* Begin Data segment *
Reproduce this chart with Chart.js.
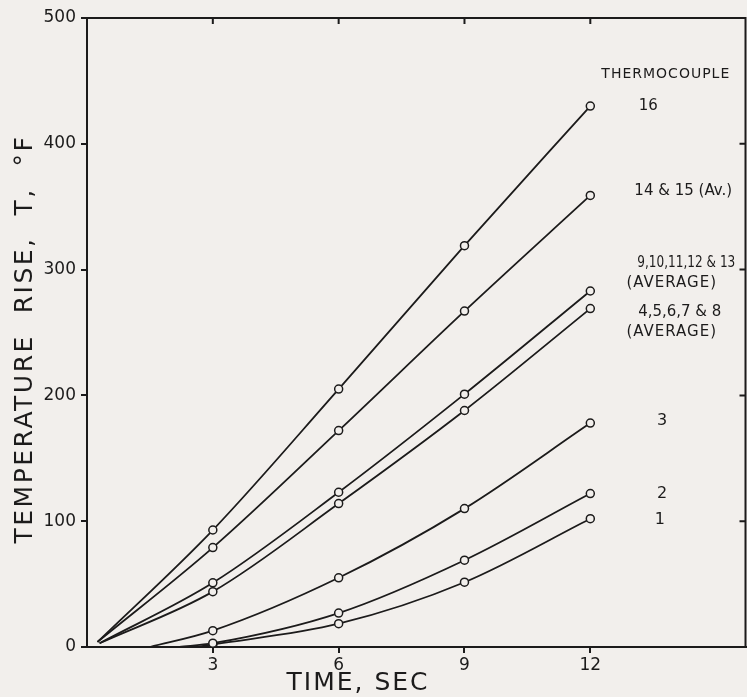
<!DOCTYPE html>
<html>
<head>
<meta charset="utf-8">
<script src="https://cdn.jsdelivr.net/npm/chart.js@4.4.0/dist/chart.umd.min.js"></script>
<style>
  body { margin: 0; background: #f2efec; overflow: hidden; }
  #wrap { width: 751px; height: 697px; }
</style>
</head>
<body>
<div id="wrap"><canvas id="riseChart"></canvas></div>
<script>
// --- Data ---
const times = [3, 6, 9, 12];
const timeTicks = [3, 6, 9, 12];
const riseTicks = [0, 100, 200, 300, 400, 500];

const tc16 = [93, 205, 319, 430];
const tc14_15 = [79, 172, 267, 359];
const tc9_13 = [51, 123, 201, 283];
const tc4_8 = [44, 114, 188, 269];
const tc3 = [13, 55, 110, 178];
const tc2 = [3, 27, 69, 122];
const tc1 = [2, 18.5, 51.5, 102];

// where each curve leaves the axis
const startTime = [0.25, 0.25, 0.3, 0.3, 1.5, 2.2, 2.6];
const startRise = [4, 4, 3, 3, 0, 0, 0];

const seriesNames = ['16', '14 & 15 (Av.)', '9,10,11,12 & 13', '4,5,6,7 & 8', '3', '2', '1'];
const seriesValues = [tc16, tc14_15, tc9_13, tc4_8, tc3, tc2, tc1];

const ink = '#1c1b1b';
const paper = '#f2efec';
const letterFont = '"DejaVu Sans", sans-serif';

const datasets = seriesValues.map((vals, i) => ({
    label: seriesNames[i],
    data: [{ x: startTime[i], y: startRise[i] }].concat(times.map((t, j) => ({ x: t, y: vals[j] }))),
    showLine: true,
    borderColor: ink,
    borderWidth: 1.8,
    cubicInterpolationMode: 'monotone',
    pointRadius: ctx => (ctx.raw && ctx.raw.x < 3 ? 0 : 4),
    pointBorderColor: ink,
    pointBackgroundColor: paper,
    pointBorderWidth: 1.5
}));

// --- Right-hand labels, frame and axis titles ---
const annotations = {
    id: 'annotations',
    afterDraw(chart) {
        const { ctx, chartArea, scales: { x, y } } = chart;
        const { left, right, top, bottom } = chartArea;
        ctx.save();
        ctx.strokeStyle = ink;
        ctx.lineWidth = 2;
        ctx.beginPath();
        ctx.moveTo(left, top);
        ctx.lineTo(right, top);
        ctx.lineTo(right, bottom);
        timeTicks.forEach(t => {
            const px = x.getPixelForValue(t);
            ctx.moveTo(px, top);
            ctx.lineTo(px, top + 6);
        });
        riseTicks.slice(1, 5).forEach(v => {
            const py = y.getPixelForValue(v);
            ctx.moveTo(right, py);
            ctx.lineTo(right - 6, py);
        });
        ctx.stroke();

        ctx.fillStyle = ink;
        ctx.textBaseline = 'middle';
        const put = (text, t, v, align, size, maxW) => {
            ctx.font = size + 'px ' + letterFont;
            ctx.textAlign = align;
            ctx.fillText(text, x.getPixelForValue(t), y.getPixelForValue(v), maxW);
        };
        ctx.letterSpacing = '1px';
        put('THERMOCOUPLE', 13.8, 455, 'center', 14, 140);
        put('(AVERAGE)', 12.86, 289, 'left', 15, 98);
        put('(AVERAGE)', 12.86, 250, 'left', 15, 104);
        ctx.letterSpacing = '0px';
        put('16', 13.38, 430, 'center', 15);
        put('14 & 15 (Av.)', 13.05, 362, 'left', 15, 100);
        put('9,10,11,12 & 13', 13.12, 305, 'left', 15, 98);
        put('4,5,6,7 & 8', 13.14, 266, 'left', 15, 93);
        put('3', 13.71, 180, 'center', 16);
        put('2', 13.71, 122, 'center', 16);
        put('1', 13.66, 101, 'center', 16);

        // axis titles
        ctx.font = '25px ' + letterFont;
        ctx.textAlign = 'center';
        ctx.letterSpacing = '2px';
        ctx.fillText('TIME, SEC', 358, 683);
        ctx.letterSpacing = '2.5px';
        ctx.translate(25, 339);
        ctx.rotate(-Math.PI / 2);
        ctx.fillText('TEMPERATURE  RISE,  T,  °F', 0, 0);
        ctx.restore();
    }
};

const ctx = document.getElementById('riseChart').getContext('2d');
new Chart(ctx, {
    type: 'scatter',
    data: { datasets },
    options: {
        responsive: true,
        maintainAspectRatio: false,
        animation: false,
        layout: { padding: { top: 18, right: 2, left: 0, bottom: 0 } },
        plugins: {
            legend: { display: false },
            tooltip: { enabled: false }
        },
        scales: {
            x: {
                type: 'linear',
                min: 0,
                max: 15.7,
                afterBuildTicks: scale => { scale.ticks = timeTicks.map(v => ({ value: v })); },
                afterFit: scale => {
                    scale.height = 50;
                    scale.paddingLeft = 0;
                    scale.paddingRight = 0;
                },
                grid: { drawOnChartArea: false, drawTicks: true, tickLength: 6, color: ink, lineWidth: 2 },
                border: { display: true, color: ink, width: 2 },
                ticks: { color: ink, padding: 2, font: { family: letterFont, size: 17 } }
            },
            y: {
                min: 0,
                max: 500,
                afterBuildTicks: scale => { scale.ticks = riseTicks.map(v => ({ value: v })); },
                afterFit: scale => {
                    scale.width = 87;
                    scale.paddingTop = 0;
                    scale.paddingBottom = 0;
                },
                grid: { drawOnChartArea: false, drawTicks: true, tickLength: 6, color: ink, lineWidth: 2 },
                border: { display: true, color: ink, width: 2 },
                ticks: { color: ink, padding: 5, font: { family: letterFont, size: 17 } }
            }
        }
    },
    plugins: [annotations]
});
</script>
</body>
</html>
* End Data segment *
## What is required
All the material shown above is to be copied exactly, with no pictures carried over.

## Response to this task
Reproduce this chart with Chart.js.
<!DOCTYPE html>
<html>
<head>
<meta charset="utf-8">
<script src="https://cdn.jsdelivr.net/npm/chart.js@4.4.0/dist/chart.umd.min.js"></script>
<style>
  body { margin: 0; background: #f2efec; overflow: hidden; }
  #wrap { width: 751px; height: 697px; }
</style>
</head>
<body>
<div id="wrap"><canvas id="riseChart"></canvas></div>
<script>
// --- Data ---
const times = [3, 6, 9, 12];
const timeTicks = [3, 6, 9, 12];
const riseTicks = [0, 100, 200, 300, 400, 500];

const tc16 = [93, 205, 319, 430];
const tc14_15 = [79, 172, 267, 359];
const tc9_13 = [51, 123, 201, 283];
const tc4_8 = [44, 114, 188, 269];
const tc3 = [13, 55, 110, 178];
const tc2 = [3, 27, 69, 122];
const tc1 = [2, 18.5, 51.5, 102];

// where each curve leaves the axis
const startTime = [0.25, 0.25, 0.3, 0.3, 1.5, 2.2, 2.6];
const startRise = [4, 4, 3, 3, 0, 0, 0];

const seriesNames = ['16', '14 & 15 (Av.)', '9,10,11,12 & 13', '4,5,6,7 & 8', '3', '2', '1'];
const seriesValues = [tc16, tc14_15, tc9_13, tc4_8, tc3, tc2, tc1];

const ink = '#1c1b1b';
const paper = '#f2efec';
const letterFont = '"DejaVu Sans", sans-serif';

const datasets = seriesValues.map((vals, i) => ({
    label: seriesNames[i],
    data: [{ x: startTime[i], y: startRise[i] }].concat(times.map((t, j) => ({ x: t, y: vals[j] }))),
    showLine: true,
    borderColor: ink,
    borderWidth: 1.8,
    cubicInterpolationMode: 'monotone',
    pointRadius: ctx => (ctx.raw && ctx.raw.x < 3 ? 0 : 4),
    pointBorderColor: ink,
    pointBackgroundColor: paper,
    pointBorderWidth: 1.5
}));

// --- Right-hand labels, frame and axis titles ---
const annotations = {
    id: 'annotations',
    afterDraw(chart) {
        const { ctx, chartArea, scales: { x, y } } = chart;
        const { left, right, top, bottom } = chartArea;
        ctx.save();
        ctx.strokeStyle = ink;
        ctx.lineWidth = 2;
        ctx.beginPath();
        ctx.moveTo(left, top);
        ctx.lineTo(right, top);
        ctx.lineTo(right, bottom);
        timeTicks.forEach(t => {
            const px = x.getPixelForValue(t);
            ctx.moveTo(px, top);
            ctx.lineTo(px, top + 6);
        });
        riseTicks.slice(1, 5).forEach(v => {
            const py = y.getPixelForValue(v);
            ctx.moveTo(right, py);
            ctx.lineTo(right - 6, py);
        });
        ctx.stroke();

        ctx.fillStyle = ink;
        ctx.textBaseline = 'middle';
        const put = (text, t, v, align, size, maxW) => {
            ctx.font = size + 'px ' + letterFont;
            ctx.textAlign = align;
            ctx.fillText(text, x.getPixelForValue(t), y.getPixelForValue(v), maxW);
        };
        ctx.letterSpacing = '1px';
        put('THERMOCOUPLE', 13.8, 455, 'center', 14, 140);
        put('(AVERAGE)', 12.86, 289, 'left', 15, 98);
        put('(AVERAGE)', 12.86, 250, 'left', 15, 104);
        ctx.letterSpacing = '0px';
        put('16', 13.38, 430, 'center', 15);
        put('14 & 15 (Av.)', 13.05, 362, 'left', 15, 100);
        put('9,10,11,12 & 13', 13.12, 305, 'left', 15, 98);
        put('4,5,6,7 & 8', 13.14, 266, 'left', 15, 93);
        put('3', 13.71, 180, 'center', 16);
        put('2', 13.71, 122, 'center', 16);
        put('1', 13.66, 101, 'center', 16);

        // axis titles
        ctx.font = '25px ' + letterFont;
        ctx.textAlign = 'center';
        ctx.letterSpacing = '2px';
        ctx.fillText('TIME, SEC', 358, 683);
        ctx.letterSpacing = '2.5px';
        ctx.translate(25, 339);
        ctx.rotate(-Math.PI / 2);
        ctx.fillText('TEMPERATURE  RISE,  T,  °F', 0, 0);
        ctx.restore();
    }
};

const ctx = document.getElementById('riseChart').getContext('2d');
new Chart(ctx, {
    type: 'scatter',
    data: { datasets },
    options: {
        responsive: true,
        maintainAspectRatio: false,
        animation: false,
        layout: { padding: { top: 18, right: 2, left: 0, bottom: 0 } },
        plugins: {
            legend: { display: false },
            tooltip: { enabled: false }
        },
        scales: {
            x: {
                type: 'linear',
                min: 0,
                max: 15.7,
                afterBuildTicks: scale => { scale.ticks = timeTicks.map(v => ({ value: v })); },
                afterFit: scale => {
                    scale.height = 50;
                    scale.paddingLeft = 0;
                    scale.paddingRight = 0;
                },
                grid: { drawOnChartArea: false, drawTicks: true, tickLength: 6, color: ink, lineWidth: 2 },
                border: { display: true, color: ink, width: 2 },
                ticks: { color: ink, padding: 2, font: { family: letterFont, size: 17 } }
            },
            y: {
                min: 0,
                max: 500,
                afterBuildTicks: scale => { scale.ticks = riseTicks.map(v => ({ value: v })); },
                afterFit: scale => {
                    scale.width = 87;
                    scale.paddingTop = 0;
                    scale.paddingBottom = 0;
                },
                grid: { drawOnChartArea: false, drawTicks: true, tickLength: 6, color: ink, lineWidth: 2 },
                border: { display: true, color: ink, width: 2 },
                ticks: { color: ink, padding: 5, font: { family: letterFont, size: 17 } }
            }
        }
    },
    plugins: [annotations]
});
</script>
</body>
</html>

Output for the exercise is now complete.